Lecture Series on Astronomical Affairs

The Earth Sciences and Science Education Department is launching the first Jack Mack Lecture Series in Astronomy and Planetary Science this semester. The lectures, which will be held in the evening, are free and open to the public.

Jack Mack, professor emeritus of earth science and science education, will present the first lecture on Wednesday, March 4, at 8:00 p.m. in Science Building 213. The lecture, “It Came from Outer Space! Forty Years of Explosive Progress in Astronomy,” will discuss why our picture of the universe is developing at an incredible rate. Mack retired in 2008 after 35 years of service to the college.

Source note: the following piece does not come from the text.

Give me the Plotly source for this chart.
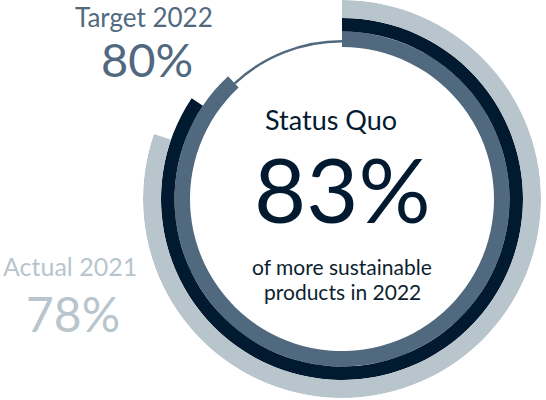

John Grant, a geologist at the Center for Earth and Planetary Studies at the Smithsonian Institution’s National Air and Space Museum, will present “Driving and Orbiting the Red Planet: New Insights from the Exploration of Mars” on Wednesday, April 1, at 8:00 p.m. in Science Building 213. Grant, who served at Buffalo State and who co-taught a class with Mack, is a member of the Science Team for the Mars Exploration Rovers and for the HiRISE camera orbiting Mars on the Mars Reconnaissance Orbiter spacecraft.

Kevin K. Williams, assistant professor of earth sciences and science education, is a planetary geologist. “It’s very exciting to be able to honor Jack this way,” he said. “Jack is a true scholar with a wide range of interests, including technology in the classroom and the technology that has greatly increased our understanding of our solar system and the universe.”

This year’s lectures are sponsored by the Faculty-Student Association. The series will be held annually.